Task statement
Retype, with no alterations, every line between the one containing "Write the matplotlib code for this chart." and the one containing "from matplotlib.ticker import", counting both of those lines too. Pictures are to be left out.

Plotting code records
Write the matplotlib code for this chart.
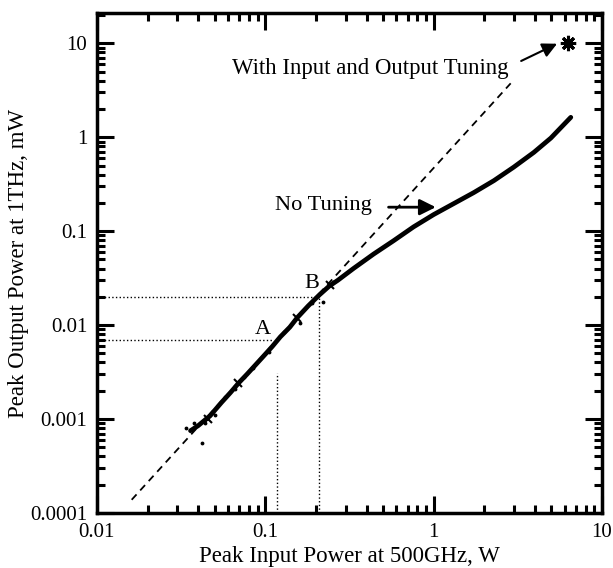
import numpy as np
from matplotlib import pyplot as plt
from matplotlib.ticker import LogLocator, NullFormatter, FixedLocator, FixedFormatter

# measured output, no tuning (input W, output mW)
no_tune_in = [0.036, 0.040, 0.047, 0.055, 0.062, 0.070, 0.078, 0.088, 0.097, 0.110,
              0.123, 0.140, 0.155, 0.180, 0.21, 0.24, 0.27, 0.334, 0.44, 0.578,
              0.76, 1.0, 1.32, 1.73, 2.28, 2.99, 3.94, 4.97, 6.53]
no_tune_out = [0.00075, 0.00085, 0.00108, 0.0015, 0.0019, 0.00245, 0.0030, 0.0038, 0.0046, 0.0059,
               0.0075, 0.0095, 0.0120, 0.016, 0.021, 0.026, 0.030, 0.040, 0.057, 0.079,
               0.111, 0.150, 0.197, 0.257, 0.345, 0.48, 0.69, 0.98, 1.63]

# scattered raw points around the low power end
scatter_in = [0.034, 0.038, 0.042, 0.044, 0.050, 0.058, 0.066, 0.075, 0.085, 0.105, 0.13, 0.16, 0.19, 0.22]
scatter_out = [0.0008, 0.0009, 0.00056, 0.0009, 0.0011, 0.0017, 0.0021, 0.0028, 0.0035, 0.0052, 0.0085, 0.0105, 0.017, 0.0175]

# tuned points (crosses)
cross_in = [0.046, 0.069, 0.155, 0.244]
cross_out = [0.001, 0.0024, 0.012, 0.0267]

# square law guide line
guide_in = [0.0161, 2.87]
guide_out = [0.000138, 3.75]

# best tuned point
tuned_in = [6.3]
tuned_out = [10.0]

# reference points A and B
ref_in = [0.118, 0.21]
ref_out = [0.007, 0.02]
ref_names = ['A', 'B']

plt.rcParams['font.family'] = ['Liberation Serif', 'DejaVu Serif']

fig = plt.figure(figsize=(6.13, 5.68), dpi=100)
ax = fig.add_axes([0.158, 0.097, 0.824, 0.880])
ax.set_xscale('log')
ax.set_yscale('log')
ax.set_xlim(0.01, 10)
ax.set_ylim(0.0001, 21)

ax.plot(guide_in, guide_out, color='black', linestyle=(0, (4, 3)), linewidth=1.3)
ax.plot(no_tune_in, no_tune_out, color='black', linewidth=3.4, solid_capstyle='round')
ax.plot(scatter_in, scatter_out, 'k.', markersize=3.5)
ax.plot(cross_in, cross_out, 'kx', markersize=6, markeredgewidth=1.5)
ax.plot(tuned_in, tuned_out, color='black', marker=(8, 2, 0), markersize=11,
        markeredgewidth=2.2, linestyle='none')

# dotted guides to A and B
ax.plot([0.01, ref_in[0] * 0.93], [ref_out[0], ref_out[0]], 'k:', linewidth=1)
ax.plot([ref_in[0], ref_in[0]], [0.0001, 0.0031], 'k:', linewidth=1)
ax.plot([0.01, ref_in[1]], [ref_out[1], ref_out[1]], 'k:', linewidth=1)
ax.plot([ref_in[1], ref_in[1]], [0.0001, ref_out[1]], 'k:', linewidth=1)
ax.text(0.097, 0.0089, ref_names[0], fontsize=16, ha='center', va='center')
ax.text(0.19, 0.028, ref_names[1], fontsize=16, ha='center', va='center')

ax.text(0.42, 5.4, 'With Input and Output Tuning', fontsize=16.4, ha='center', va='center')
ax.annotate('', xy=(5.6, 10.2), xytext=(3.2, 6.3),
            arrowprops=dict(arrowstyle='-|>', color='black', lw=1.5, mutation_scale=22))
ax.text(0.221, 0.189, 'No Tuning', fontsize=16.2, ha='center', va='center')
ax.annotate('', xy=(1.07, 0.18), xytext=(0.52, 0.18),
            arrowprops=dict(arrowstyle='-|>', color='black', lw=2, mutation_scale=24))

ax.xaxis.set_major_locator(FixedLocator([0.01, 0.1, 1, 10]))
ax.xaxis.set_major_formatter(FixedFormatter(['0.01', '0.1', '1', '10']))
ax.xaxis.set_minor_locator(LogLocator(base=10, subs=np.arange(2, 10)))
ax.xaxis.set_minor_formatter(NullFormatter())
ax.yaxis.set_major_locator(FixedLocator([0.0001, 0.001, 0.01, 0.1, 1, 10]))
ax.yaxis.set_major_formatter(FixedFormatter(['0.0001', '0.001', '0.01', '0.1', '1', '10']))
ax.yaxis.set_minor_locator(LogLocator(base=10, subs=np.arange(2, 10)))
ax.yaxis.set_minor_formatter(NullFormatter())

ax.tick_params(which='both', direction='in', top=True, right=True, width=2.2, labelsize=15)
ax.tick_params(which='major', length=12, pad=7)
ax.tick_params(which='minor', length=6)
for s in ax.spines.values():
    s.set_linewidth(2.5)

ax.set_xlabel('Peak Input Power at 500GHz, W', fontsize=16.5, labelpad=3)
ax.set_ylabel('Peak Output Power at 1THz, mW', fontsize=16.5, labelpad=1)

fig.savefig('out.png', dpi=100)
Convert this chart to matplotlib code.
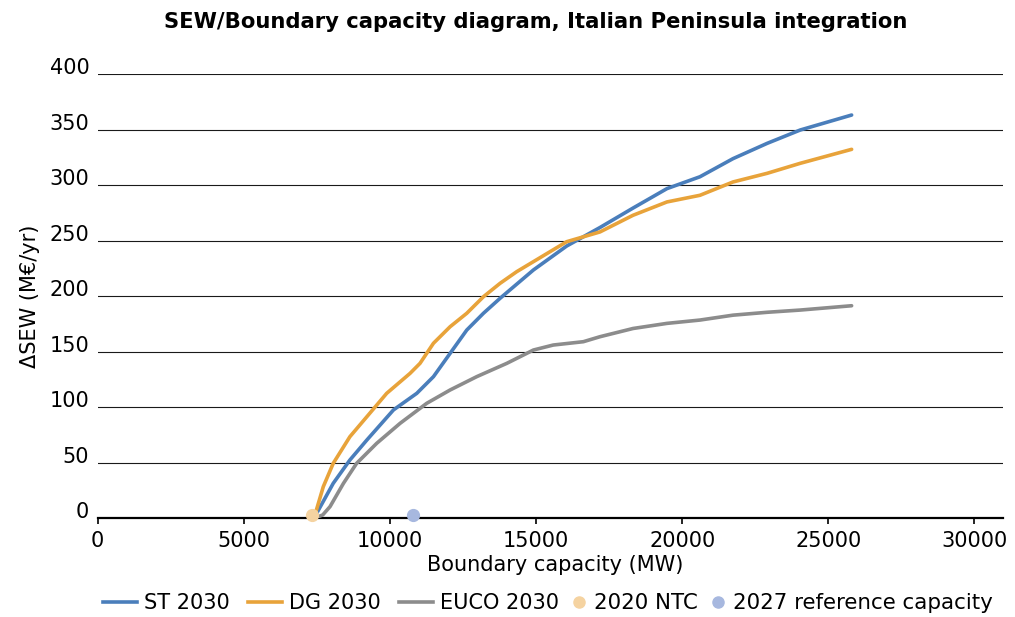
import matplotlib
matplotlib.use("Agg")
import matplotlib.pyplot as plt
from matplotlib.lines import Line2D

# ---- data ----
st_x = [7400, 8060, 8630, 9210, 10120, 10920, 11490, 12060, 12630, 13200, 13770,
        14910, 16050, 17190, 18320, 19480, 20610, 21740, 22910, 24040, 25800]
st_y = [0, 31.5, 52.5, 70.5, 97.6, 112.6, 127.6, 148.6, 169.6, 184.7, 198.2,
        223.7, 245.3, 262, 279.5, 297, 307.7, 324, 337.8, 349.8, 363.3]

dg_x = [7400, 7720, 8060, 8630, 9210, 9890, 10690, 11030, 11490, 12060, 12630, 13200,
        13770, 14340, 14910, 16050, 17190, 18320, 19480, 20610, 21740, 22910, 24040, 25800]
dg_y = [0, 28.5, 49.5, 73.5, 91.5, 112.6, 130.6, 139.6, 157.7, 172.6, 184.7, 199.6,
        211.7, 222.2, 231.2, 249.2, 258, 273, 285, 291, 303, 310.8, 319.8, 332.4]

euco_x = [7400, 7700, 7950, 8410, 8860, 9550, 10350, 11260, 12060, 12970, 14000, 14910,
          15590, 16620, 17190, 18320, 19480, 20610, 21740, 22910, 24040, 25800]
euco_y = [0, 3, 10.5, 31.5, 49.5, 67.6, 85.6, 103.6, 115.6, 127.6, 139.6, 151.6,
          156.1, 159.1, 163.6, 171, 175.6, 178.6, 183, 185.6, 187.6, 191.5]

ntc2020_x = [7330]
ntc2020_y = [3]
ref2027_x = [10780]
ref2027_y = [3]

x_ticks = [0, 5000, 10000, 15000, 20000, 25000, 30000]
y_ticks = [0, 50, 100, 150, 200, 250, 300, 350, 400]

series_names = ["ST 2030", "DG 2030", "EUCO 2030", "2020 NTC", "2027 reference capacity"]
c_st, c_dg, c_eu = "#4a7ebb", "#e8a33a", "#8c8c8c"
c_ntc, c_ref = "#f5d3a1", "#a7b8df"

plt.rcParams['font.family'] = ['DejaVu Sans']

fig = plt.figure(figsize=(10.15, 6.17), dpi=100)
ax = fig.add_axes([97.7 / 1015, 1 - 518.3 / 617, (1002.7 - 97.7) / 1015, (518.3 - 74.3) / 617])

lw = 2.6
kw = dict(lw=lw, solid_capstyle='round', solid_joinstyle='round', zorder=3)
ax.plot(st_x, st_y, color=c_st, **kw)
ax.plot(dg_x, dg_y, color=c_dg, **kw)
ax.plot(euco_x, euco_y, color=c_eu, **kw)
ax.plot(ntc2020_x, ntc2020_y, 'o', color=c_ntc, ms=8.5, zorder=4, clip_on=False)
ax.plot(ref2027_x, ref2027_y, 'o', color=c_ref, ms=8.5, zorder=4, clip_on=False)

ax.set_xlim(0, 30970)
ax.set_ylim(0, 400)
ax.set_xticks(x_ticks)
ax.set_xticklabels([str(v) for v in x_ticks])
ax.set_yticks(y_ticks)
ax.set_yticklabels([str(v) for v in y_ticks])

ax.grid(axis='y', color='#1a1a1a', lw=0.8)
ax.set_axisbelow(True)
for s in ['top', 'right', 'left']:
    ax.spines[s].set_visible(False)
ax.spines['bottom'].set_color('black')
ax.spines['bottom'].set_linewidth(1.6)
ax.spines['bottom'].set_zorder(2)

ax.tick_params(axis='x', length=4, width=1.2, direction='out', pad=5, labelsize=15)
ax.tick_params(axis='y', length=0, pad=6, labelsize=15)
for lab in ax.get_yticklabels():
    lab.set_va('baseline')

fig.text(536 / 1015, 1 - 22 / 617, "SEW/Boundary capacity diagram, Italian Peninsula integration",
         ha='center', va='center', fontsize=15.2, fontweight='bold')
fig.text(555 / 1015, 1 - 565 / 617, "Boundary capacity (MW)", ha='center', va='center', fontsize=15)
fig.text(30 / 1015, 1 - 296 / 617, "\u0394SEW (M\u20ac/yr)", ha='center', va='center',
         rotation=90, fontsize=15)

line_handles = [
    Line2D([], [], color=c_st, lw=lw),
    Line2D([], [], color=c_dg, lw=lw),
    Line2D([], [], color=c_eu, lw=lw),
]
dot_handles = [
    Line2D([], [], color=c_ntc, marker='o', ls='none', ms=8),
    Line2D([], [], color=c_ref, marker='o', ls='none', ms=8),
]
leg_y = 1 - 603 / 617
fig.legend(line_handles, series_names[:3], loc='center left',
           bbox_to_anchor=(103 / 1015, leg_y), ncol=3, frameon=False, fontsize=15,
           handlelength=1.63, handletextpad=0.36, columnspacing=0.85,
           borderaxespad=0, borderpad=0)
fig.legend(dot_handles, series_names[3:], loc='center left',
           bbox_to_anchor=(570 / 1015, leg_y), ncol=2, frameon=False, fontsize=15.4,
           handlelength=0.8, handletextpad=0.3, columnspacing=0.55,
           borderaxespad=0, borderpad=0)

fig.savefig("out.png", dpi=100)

==

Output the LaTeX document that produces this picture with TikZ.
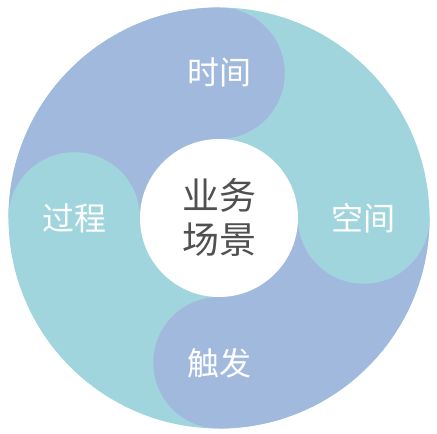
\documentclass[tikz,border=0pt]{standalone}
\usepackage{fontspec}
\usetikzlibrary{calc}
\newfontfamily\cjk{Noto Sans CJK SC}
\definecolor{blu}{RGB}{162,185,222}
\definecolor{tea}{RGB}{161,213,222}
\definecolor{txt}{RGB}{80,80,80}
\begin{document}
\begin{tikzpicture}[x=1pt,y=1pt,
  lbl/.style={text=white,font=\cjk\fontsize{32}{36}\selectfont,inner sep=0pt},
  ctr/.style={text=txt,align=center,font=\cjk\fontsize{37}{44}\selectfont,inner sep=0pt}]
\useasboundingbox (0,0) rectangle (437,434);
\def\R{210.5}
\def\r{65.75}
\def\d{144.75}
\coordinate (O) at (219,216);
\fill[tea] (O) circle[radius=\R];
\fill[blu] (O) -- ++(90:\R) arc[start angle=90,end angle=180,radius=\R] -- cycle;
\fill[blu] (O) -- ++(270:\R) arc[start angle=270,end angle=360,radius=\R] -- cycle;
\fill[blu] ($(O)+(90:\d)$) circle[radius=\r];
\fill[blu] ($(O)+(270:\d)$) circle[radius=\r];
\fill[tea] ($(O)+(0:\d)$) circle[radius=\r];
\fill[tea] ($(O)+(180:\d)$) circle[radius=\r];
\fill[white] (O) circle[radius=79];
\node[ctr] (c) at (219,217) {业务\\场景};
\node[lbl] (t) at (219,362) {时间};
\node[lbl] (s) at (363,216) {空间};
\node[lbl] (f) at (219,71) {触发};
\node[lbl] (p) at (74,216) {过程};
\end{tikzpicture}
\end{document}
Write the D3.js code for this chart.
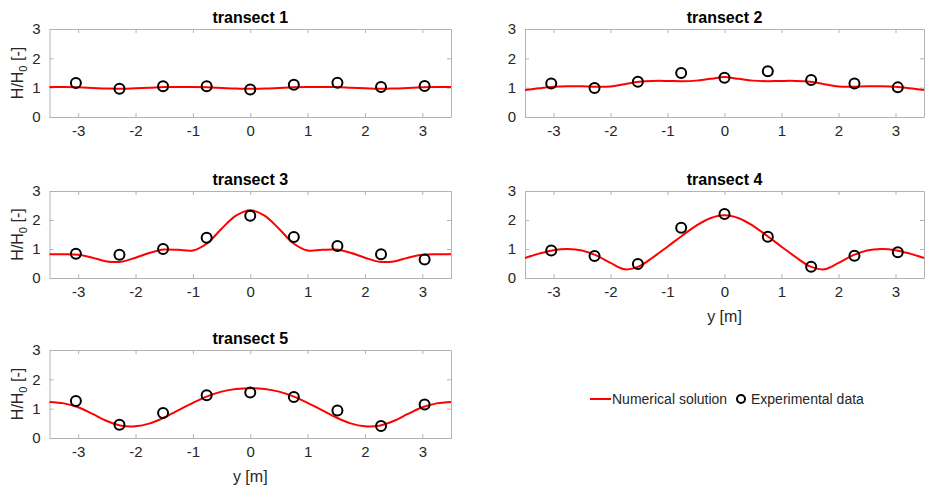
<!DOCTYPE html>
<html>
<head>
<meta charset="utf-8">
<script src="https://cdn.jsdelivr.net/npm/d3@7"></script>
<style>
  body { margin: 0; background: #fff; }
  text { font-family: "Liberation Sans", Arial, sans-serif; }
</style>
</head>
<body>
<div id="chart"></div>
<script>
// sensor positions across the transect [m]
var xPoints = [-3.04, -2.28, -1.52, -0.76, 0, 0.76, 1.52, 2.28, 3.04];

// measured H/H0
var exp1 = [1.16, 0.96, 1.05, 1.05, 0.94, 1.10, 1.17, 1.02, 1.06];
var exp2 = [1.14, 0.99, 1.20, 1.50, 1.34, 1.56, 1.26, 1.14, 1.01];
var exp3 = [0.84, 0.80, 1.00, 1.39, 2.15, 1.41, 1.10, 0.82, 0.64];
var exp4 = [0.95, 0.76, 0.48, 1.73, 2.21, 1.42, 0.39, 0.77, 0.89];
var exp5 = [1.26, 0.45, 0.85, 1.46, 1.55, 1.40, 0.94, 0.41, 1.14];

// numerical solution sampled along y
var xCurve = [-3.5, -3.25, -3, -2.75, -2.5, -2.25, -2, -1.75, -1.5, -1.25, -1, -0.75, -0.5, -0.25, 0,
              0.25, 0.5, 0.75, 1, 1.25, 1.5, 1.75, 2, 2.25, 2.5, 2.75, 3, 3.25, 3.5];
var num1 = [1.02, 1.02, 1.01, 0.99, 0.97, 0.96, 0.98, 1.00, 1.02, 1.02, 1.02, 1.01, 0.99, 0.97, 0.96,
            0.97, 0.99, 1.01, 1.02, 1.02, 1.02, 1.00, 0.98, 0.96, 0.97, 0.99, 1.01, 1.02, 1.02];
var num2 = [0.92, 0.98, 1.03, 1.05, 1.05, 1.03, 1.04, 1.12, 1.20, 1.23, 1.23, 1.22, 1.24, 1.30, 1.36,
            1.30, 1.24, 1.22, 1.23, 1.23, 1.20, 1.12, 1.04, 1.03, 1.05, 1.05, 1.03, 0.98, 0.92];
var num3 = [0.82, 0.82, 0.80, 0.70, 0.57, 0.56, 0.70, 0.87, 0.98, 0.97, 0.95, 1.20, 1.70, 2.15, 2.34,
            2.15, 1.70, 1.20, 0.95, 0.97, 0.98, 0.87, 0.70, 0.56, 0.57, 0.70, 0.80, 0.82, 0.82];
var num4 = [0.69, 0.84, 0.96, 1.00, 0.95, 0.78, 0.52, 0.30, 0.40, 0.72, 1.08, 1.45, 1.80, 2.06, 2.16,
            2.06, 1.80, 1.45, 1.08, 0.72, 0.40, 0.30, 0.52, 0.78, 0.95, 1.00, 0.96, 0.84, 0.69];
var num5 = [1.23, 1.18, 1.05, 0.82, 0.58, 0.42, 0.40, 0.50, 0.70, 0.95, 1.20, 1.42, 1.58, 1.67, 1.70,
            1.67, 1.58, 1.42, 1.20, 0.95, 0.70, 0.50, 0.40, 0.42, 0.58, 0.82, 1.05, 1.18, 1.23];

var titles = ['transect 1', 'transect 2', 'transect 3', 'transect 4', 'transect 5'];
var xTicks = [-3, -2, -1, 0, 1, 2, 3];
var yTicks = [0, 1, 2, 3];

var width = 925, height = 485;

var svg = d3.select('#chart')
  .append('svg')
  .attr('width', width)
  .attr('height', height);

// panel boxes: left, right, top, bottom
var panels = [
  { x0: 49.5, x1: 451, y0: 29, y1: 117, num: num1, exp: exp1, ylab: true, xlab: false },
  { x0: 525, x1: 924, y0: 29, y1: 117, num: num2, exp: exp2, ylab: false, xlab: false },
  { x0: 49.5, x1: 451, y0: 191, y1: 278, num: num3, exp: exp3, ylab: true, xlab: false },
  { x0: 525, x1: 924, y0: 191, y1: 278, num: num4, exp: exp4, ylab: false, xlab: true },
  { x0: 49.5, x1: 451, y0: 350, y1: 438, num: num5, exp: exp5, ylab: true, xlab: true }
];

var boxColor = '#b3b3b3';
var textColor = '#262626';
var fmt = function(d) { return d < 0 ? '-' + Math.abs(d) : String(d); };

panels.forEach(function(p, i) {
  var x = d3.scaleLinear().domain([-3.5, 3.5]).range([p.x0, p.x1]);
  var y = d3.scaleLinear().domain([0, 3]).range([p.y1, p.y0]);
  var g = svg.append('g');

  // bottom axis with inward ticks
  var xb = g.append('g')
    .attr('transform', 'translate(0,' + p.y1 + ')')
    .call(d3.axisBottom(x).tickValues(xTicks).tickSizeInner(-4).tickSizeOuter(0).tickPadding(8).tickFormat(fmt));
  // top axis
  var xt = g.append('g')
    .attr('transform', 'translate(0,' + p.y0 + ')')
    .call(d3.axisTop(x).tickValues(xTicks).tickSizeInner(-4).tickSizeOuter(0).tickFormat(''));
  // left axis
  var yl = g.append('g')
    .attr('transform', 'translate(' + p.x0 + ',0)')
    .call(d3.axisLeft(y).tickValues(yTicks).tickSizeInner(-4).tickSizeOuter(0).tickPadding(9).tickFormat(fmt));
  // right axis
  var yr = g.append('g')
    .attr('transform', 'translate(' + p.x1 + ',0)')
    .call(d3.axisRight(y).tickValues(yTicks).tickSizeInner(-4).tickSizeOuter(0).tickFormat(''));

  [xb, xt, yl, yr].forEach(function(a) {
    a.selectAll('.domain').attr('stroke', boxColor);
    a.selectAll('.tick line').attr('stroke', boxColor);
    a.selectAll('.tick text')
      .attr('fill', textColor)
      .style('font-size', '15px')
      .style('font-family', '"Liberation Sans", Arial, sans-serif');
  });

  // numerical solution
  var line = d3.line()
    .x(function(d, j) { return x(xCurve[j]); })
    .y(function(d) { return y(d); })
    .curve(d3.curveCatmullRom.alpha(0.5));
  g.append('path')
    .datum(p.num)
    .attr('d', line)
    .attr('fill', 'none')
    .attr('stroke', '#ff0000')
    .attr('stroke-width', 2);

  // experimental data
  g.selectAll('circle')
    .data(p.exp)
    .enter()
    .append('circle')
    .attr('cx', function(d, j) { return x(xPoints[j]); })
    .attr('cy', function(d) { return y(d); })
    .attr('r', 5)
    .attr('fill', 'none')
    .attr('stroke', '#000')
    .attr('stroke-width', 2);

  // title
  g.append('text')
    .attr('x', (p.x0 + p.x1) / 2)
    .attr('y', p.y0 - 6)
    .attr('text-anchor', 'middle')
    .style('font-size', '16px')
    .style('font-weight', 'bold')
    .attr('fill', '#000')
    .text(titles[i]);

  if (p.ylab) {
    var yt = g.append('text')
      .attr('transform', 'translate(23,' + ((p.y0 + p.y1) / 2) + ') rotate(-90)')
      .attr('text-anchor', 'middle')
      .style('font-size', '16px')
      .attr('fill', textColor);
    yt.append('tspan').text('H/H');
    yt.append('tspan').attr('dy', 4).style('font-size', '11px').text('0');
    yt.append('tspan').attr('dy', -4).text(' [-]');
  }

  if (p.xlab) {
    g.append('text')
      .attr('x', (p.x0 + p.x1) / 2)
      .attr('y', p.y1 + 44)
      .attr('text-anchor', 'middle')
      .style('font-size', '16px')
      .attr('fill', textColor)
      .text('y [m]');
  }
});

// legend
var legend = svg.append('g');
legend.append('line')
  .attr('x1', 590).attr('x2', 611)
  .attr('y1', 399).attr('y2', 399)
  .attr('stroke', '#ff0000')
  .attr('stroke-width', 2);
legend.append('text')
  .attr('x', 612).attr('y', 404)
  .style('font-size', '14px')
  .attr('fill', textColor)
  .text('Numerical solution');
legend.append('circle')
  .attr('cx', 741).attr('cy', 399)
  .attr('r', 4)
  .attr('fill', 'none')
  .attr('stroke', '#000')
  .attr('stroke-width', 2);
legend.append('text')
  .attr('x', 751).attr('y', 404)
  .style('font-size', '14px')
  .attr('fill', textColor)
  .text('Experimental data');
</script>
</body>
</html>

Correct result
Write the matplotlib code for this chart.
import numpy as np
from matplotlib import pyplot as plt
from matplotlib.ticker import LogLocator, NullFormatter, FixedLocator, FixedFormatter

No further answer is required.